Purchase Price Allocation. The following table summarizes the preliminary allocation of the consideration paid for Penelope to the preliminary estimated fair value of the assets acquired and liabilities assumed at the acquisition date, with the excess recorded to goodwill.
Consideration:
Cash$105,324 
Contingent consideration63,900 
Fair value of total consideration transferred$169,224 
Recognized amounts of identifiable assets acquired and liabilities assumed:
Cash $926 
Receivables2,242 
Inventory12,783 
Prepaid expenses and other assets84 
Property, plant and equipment, net253 
Intangible assets (a)
55,800 
Operating lease right-of-use assets, net426 
Other assets44 
Total assets72,558 
Accounts payable2,324 
Accrued expenses and other161 
Long-term operating lease liabilities 268 
Total liabilities2,753 
Goodwill99,419 
Total $169,224 
(a) Intangible assets acquired included trade names with an estimated fair value of $33,700 and distributor relationships with an estimated fair value of $22,100.

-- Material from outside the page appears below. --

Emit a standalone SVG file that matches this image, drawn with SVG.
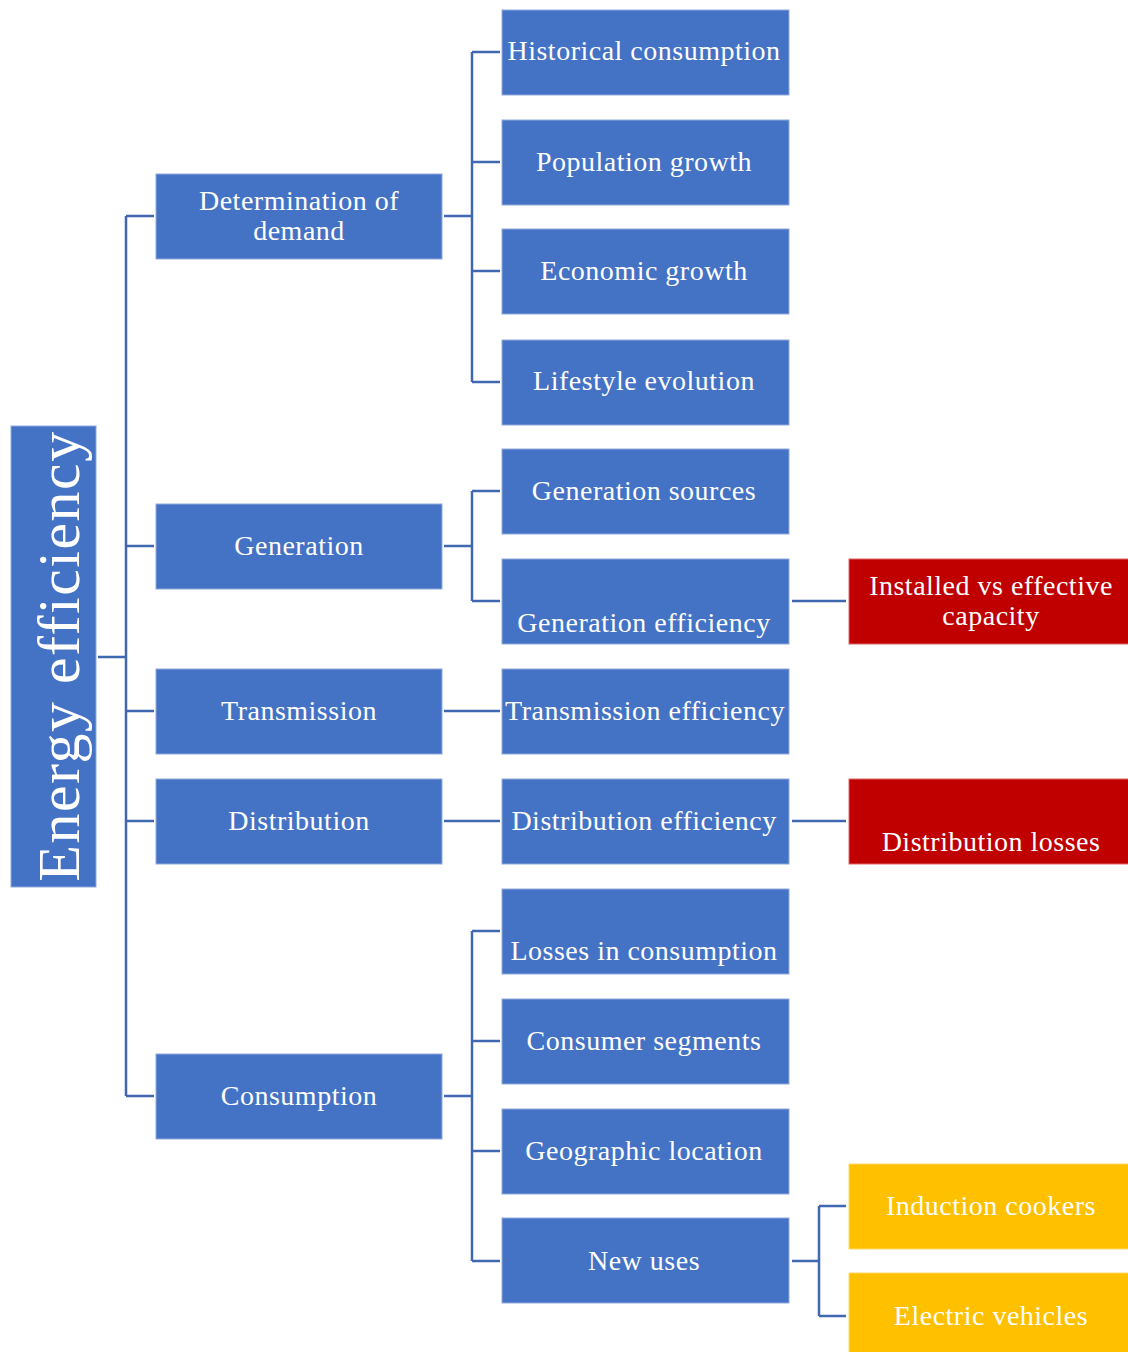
<svg xmlns="http://www.w3.org/2000/svg" width="1128" height="1352" viewBox="0 0 1128 1352">
<style>
.b{fill:#4472C4;stroke:#8FAADC;stroke-width:1}
.r{fill:#C00000;stroke:#E06666;stroke-width:1}
.y{fill:#FFC000;stroke:#FFD966;stroke-width:1}
text{font-family:"Liberation Serif","Times New Roman",serif;fill:#FFFFFF;font-size:28px;letter-spacing:0.5px;text-anchor:middle}
.c{fill:none;stroke:#4068B0;stroke-width:2.5}
</style>
<rect width="1128" height="1352" fill="#FFFFFF"/>
<g id="connectors">
<path class="c" d="M98 657H126M126 216V1096M126 216H154M126 546H154M126 711H154M126 821H154M126 1096H154"/>
<path class="c" d="M444 216H472M472 52V382M472 52H500M472 162H500M472 271H500M472 382H500"/>
<path class="c" d="M444 546H472M472 491V601M472 491H500M472 601H500"/>
<path class="c" d="M444 711H500M444 821H500"/>
<path class="c" d="M444 1096H472M472 931V1261M472 931H500M472 1041H500M472 1151H500M472 1261H500"/>
<path class="c" d="M792 601H846M792 821H846"/>
<path class="c" d="M792 1261H819M819 1206V1316M819 1206H846M819 1316H846"/>
</g>
<g id="root"><rect class="b" x="11" y="426" width="85" height="461"/><text transform="translate(79,656) rotate(-90)" style="font-size:60px;letter-spacing:1.5px">Energy efficiency</text></g>
<g id="demand"><rect class="b" x="156" y="174" width="286" height="85"/><text x="299" y="210">Determination of</text><text x="299" y="240">demand</text></g>
<g id="generation"><rect class="b" x="156" y="504" width="286" height="85"/><text x="299" y="555">Generation</text></g>
<g id="transmission"><rect class="b" x="156" y="669" width="286" height="85"/><text x="299" y="720">Transmission</text></g>
<g id="distribution"><rect class="b" x="156" y="779" width="286" height="85"/><text x="299" y="830">Distribution</text></g>
<g id="consumption"><rect class="b" x="156" y="1054" width="286" height="85"/><text x="299" y="1105">Consumption</text></g>
<g id="historical"><rect class="b" x="502" y="10" width="287" height="85"/><text x="644" y="60">Historical  consumption</text></g>
<g id="population"><rect class="b" x="502" y="120" width="287" height="85"/><text x="644" y="171">Population growth</text></g>
<g id="economic"><rect class="b" x="502" y="229" width="287" height="85"/><text x="644" y="280">Economic growth</text></g>
<g id="lifestyle"><rect class="b" x="502" y="340" width="287" height="85"/><text x="644" y="390">Lifestyle  evolution</text></g>
<g id="gensources"><rect class="b" x="502" y="449" width="287" height="85"/><text x="644" y="500">Generation sources</text></g>
<g id="geneff"><rect class="b" x="502" y="559" width="287" height="85"/><text x="644" y="632">Generation efficiency</text></g>
<g id="transeff"><rect class="b" x="502" y="669" width="287" height="85"/><text x="645" y="720">Transmission efficiency</text></g>
<g id="disteff"><rect class="b" x="502" y="779" width="287" height="85"/><text x="644" y="830">Distribution efficiency</text></g>
<g id="losses"><rect class="b" x="502" y="889" width="287" height="85"/><text x="644" y="960">Losses in consumption</text></g>
<g id="segments"><rect class="b" x="502" y="999" width="287" height="85"/><text x="644" y="1050">Consumer segments</text></g>
<g id="geographic"><rect class="b" x="502" y="1109" width="287" height="85"/><text x="644" y="1160">Geographic location</text></g>
<g id="newuses"><rect class="b" x="502" y="1218" width="287" height="85"/><text x="644" y="1270">New uses</text></g>
<g id="installed"><rect class="r" x="849" y="559" width="280" height="85"/><text x="991" y="595">Installed vs effective</text><text x="991" y="625">capacity</text></g>
<g id="distlosses"><rect class="r" x="849" y="779" width="280" height="85"/><text x="991" y="851">Distribution losses</text></g>
<g id="induction"><rect class="y" x="849" y="1164" width="280" height="85"/><text x="991" y="1215">Induction cookers</text></g>
<g id="ev"><rect class="y" x="849" y="1273" width="280" height="85"/><text x="991" y="1325">Electric  vehicles</text></g>
</svg>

In accordance with ASC 805 assets acquired, liabilities assumed, and consideration transferred were recorded at their estimated fair values on the Acquisition date. The fair value measurements of tangible and intangible assets and liabilities were based on significant inputs not observable in the market and represent Level 3 measurements within the fair value hierarchy. Level 3 inputs include discount rates that would be used by a market participant in valuing these assets and liabilities, projections of revenues and cash flows, distributor attrition rates, royalty rates, and market comparables, among others. The fair value of work-in-process and finished goods inventory was determined using the comparative sales method and raw materials was determined using the replacement cost method.

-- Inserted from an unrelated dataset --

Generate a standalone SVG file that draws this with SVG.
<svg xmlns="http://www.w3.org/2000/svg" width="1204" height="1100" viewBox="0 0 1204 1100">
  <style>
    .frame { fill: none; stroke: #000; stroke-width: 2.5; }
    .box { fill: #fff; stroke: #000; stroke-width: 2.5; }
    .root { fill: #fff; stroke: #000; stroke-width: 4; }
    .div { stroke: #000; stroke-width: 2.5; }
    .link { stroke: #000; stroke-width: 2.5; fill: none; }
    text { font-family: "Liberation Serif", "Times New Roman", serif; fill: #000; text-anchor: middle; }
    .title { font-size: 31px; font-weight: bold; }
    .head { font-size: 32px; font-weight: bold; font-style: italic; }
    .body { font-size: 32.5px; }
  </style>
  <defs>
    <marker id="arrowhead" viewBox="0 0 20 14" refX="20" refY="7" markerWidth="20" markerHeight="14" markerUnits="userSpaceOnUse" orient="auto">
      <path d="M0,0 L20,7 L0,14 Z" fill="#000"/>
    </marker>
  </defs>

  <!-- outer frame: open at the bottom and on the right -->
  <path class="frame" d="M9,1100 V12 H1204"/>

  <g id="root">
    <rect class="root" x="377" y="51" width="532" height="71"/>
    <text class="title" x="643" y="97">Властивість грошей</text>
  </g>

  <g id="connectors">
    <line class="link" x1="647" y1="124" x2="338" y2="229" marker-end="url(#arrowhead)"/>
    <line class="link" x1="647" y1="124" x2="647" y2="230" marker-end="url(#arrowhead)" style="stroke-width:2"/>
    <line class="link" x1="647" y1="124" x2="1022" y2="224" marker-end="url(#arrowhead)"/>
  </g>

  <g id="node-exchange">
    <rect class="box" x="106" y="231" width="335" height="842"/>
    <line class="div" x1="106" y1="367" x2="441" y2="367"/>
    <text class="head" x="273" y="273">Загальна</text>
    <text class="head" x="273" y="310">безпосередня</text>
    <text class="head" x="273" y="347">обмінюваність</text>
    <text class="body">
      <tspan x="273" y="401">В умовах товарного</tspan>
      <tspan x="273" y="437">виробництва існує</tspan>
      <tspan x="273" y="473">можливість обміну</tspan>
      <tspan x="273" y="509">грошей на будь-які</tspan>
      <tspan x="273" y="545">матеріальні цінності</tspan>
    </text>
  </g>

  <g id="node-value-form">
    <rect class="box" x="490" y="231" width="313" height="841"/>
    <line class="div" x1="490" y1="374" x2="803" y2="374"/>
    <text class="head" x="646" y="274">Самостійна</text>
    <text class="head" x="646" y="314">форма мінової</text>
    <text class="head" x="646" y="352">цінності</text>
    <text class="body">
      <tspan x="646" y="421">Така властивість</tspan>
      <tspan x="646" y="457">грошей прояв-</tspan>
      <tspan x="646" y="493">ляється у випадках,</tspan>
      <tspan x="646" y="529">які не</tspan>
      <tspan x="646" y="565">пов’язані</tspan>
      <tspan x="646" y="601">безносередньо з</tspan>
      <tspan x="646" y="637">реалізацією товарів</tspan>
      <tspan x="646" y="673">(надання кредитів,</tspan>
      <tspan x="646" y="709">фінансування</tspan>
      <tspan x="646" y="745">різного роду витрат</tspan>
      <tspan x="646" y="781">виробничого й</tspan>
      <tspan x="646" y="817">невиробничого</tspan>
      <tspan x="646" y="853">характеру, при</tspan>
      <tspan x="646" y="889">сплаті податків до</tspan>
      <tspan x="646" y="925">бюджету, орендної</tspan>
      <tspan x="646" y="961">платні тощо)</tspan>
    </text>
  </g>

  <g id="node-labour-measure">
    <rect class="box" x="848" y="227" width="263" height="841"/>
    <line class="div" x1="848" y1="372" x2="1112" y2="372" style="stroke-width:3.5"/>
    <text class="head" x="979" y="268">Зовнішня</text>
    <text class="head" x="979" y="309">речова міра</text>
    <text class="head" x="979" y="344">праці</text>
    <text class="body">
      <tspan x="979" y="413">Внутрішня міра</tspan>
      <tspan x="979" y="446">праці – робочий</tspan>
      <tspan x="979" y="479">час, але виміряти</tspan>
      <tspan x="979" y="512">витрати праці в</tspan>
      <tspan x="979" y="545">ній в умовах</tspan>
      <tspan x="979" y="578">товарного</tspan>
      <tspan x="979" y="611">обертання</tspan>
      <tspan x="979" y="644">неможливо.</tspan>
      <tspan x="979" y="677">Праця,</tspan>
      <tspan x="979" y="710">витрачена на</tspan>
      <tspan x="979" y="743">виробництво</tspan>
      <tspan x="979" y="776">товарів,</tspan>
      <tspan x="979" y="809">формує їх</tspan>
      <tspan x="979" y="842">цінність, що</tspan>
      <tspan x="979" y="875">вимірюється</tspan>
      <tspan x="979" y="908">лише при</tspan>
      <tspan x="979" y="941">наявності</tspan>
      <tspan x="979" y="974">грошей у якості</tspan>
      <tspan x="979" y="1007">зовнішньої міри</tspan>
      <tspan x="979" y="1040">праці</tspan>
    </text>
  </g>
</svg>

Goodwill of $99,419, all of which is expected to be deductible for tax purposes, represents the excess of the consideration transferred over the estimated fair value of assets acquired net of liabilities assumed. The Intangible assets acquired included indefinite-lived intangible assets, trade names, which have an estimated fair value of $33,700, and definite-lived intangible assets, distributor relationships, which have an estimated fair value of $22,100 and a useful life of 20 years. The trade names and distributor relationships acquired by the Company have been recorded at estimated fair values using the relief from royalty method and multi-period excess earnings method, respectively. Management engaged a third party valuation specialist to assist in the valuation analysis of certain acquired assets including trade names and distributor relationships.
The operating results of Penelope have been included in the Company’s condensed consolidated financial statements since the June 1, 2023 acquisition date. The operating results and pro forma results are not disclosed due to the immaterial impact to the Company’s Condensed Consolidated Statements of Income.

During the quarter ended June 30, 2023, the Company incurred $1,500 of acquisition related costs for the Acquisition, which are included in selling, general, and administrative expenses on the Condensed Consolidated Statements of Income.
Contingent Consideration. The estimated fair value of the contingent consideration obligation at the acquisition date was $63,900, which was determined using a Monte Carlo simulation approach. This approach requires significant assumptions, including projected net sales, discount rates, and volatility rates. The inputs used in the calculation of the contingent consideration liability are considered Level 3 under the fair value hierarchy due to the lack of relevant market activity. The contingent consideration liability is measured on a quarterly basis and recorded at fair value. The changes in fair value of the obligation result from changes in the key assumptions, such as projected net sales, discount rates, and volatility rates. There were no changes in the fair value measurement of the contingent consideration obligation for the quarter ended June 30, 2023. The amount payable is based upon achievement of certain net sales targets between the acquisition date and December 31, 2025. The possible payments range from zero to a maximum payout of $110,800.